Examination of Witnesses (Questions 296-299)

MR ROGER WILSHIRE, MR ANDREW CAHN, MR MICHAEL O'LEARY, MR RICHARD CHURCHILL-COLEMAN AND MR BARRY HUMPHREYS

18 JANUARY 2006

  Q296 Chairman: Good afternoon, gentlemen. Can I ask you to introduce yourselves for the record, starting on my left, your right.

  Mr Wilshire: I am Roger Wilshire. I am the Secretary General of the British Air Transport Association representing UK registered airlines.

  Mr Cahn: I am Andrew Cahn, Director of Government and Industry Affairs at British Airways.

  Mr O'Leary: Michael O'Leary, Chief Executive of Ryanair.

  Mr Churchill-Coleman: Richard Churchill-Coleman, Group Legal Counsel for TUI UK.

  Mr Humphreys: Barry Humphreys, Director of External Affairs and Route Development, Virgin Atlantic Airways.

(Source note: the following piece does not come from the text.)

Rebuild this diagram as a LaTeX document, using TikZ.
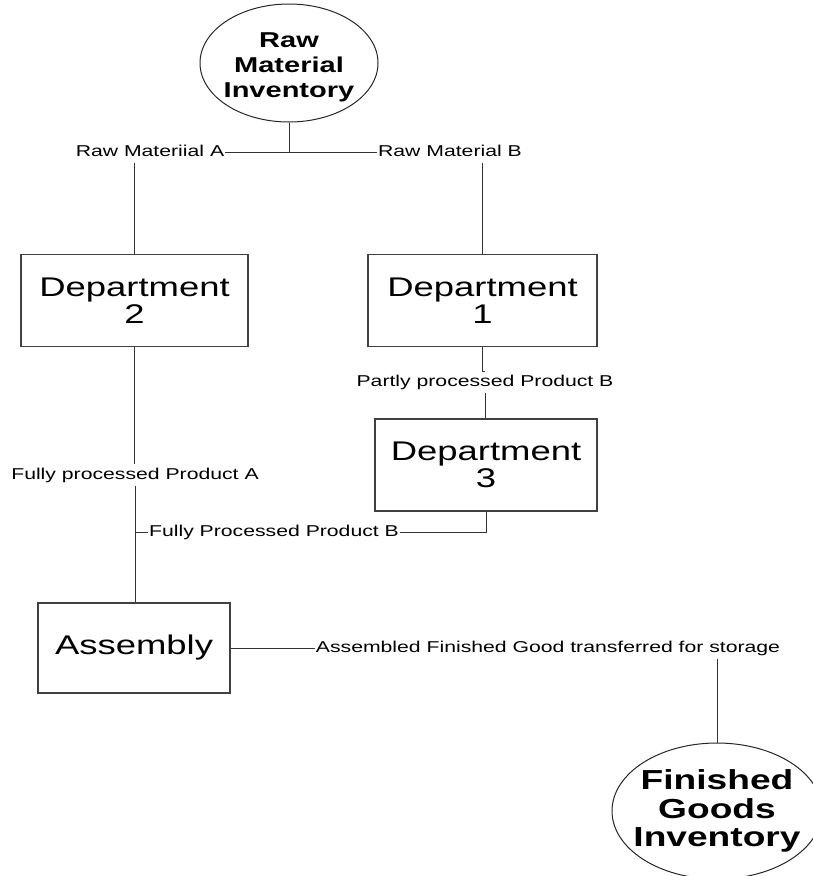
\documentclass[tikz,border=0pt]{standalone}
\usepackage{fontspec}
\setmainfont[FakeStretch=1.35]{Liberation Sans}
\usetikzlibrary{shapes.geometric}
\tikzset{>=stealth,
  dept/.style={draw=black!75, line width=1.2pt, minimum width=#1, minimum height=92pt,
    inner sep=0pt, align=center, font=\fontsize{27}{27}\selectfont},
  dept/.default=228pt,
  inv/.style={ellipse, draw=black!85, line width=1pt, inner sep=0pt},
  invtext/.style={align=center, font=\bfseries\fontsize{21.5}{25}\selectfont},
  bigtext/.style={align=center, font=\bfseries\fontsize{27.5}{28.5}\selectfont},
  flow/.style={inner xsep=1pt, inner ysep=3pt, text height=11.5pt, text depth=3.5pt,
    font=\fontsize{15.7}{18}\selectfont},
  link/.style={draw=black!80, line width=1pt}}

\begin{document}
\begin{tikzpicture}[x=1pt, y=-1pt]
    \useasboundingbox (0,0) rectangle (813,876);
    \node[inv, minimum width=178pt, minimum height=118pt] (rawinv) at (289,63) {};
    \node[invtext] (rawtxt) at (289,67) {Raw\\Material\\Inventory};
    \coordinate (split) at (289,152);
    \node[flow] (rawA) at (150,152) {Raw Materiial A};
    \node[flow] (rawB) at (450,152) {Raw Material B};
    \node[dept=227pt] (dept2) at (134.5,300.5) {Department\\2};
    \node[dept=229pt] (dept1) at (482.5,300.5) {Department\\1};
    \node[flow] (partB) at (485,382) {Partly processed Product B};
    \node[dept=222pt] (dept3) at (486,465) {Department\\3};
    \node[flow] (fullA) at (135,475) {Fully processed Product A};
    \node[flow] (fullB) at (274,532) {Fully Processed Product B};
    \node[dept=192pt, minimum height=90pt] (assembly) at (134,648) {Assembly};
    \node[flow] (stored) at (548,648) {Assembled Finished Good transferred for storage};
    \node[inv, minimum width=210pt, minimum height=136pt] (fgi) at (717,811) {};
    \node[bigtext] (fgitxt) at (717,811) {Finished\\Goods\\Inventory};
    \draw[link] (rawinv.south) -- (split);
    \draw[link] (rawA.east) -- (rawB.west);
    \draw[link] (rawA.south -| dept2.north) -- (dept2.north);
    \draw[link] (rawB.south -| dept1.north) -- (dept1.north);
    \draw[link] (dept1.south) |- (partB.north);
    \draw[link] (partB.south) -- (partB.south |- dept3.north);
    \draw[link] (dept2.south) -- (dept2.south |- fullA.north);
    \draw[link] (fullA.south) -- (fullA.south |- assembly.north);
    \draw[link] (dept3.south) |- (fullB.east);
    \draw[link] (fullB.west) -- (fullB.west -| fullA.south);
    \draw[link] (assembly.east) -- (stored.west);
    \draw[link] (stored.south -| fgi.north) -- (fgi.north);
\end{tikzpicture}
\end{document}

  Q297  Chairman: Does anyone have anything brief to say before we begin questions?

  Mr Wilshire: On behalf of UK registered airlines on the panel this afternoon, I would like to thank you for inviting us. In a highly regulated and international business, we believe the CAA is a very professional and very well-respected aviation regulator, and relationships between the UK airlines and the regulator are generally quite good. However, the CAA does face a number of external challenges and we believe needs to change to adapt to these circumstances, therefore we welcome this inquiry and the opportunity this afternoon to give further evidence to you.

  Q298  Chairman: Thank you. We are always delighted to be welcomed by somebody. Mr Cahn, British Airways says that the CAA was effectively a collection of four separate regulators. Can you give us some examples where you believe the present structure has affected the CAA's customers negatively?

  Mr Cahn: I do not think the structure has necessarily affected the customers negatively except that you have four regulatory areas all under one group. I think it is open to question whether this is the ideal structure. All we would suggest is that the time is right for looking again at the structure, it has not been looked at for 40 years since the Edwards Review in the 1960s. That is why we welcome the inquiry you are conducting today because I think you have identified a lacuna which needs to be looked at.

  Q299  Chairman: Are you suggesting that the CAA's economic and commercial activities ought to be transferred to a single transport economic regulator for all modes?

  Mr Cahn: No, I do not think I am. I do not believe there is a conflict between the economic regulation and the safety regulation. I think those two can be conducted by the same organisation. It is absolutely right, however, that there is a clear separation between those two because safety regulation is, of course, always paramount in our business.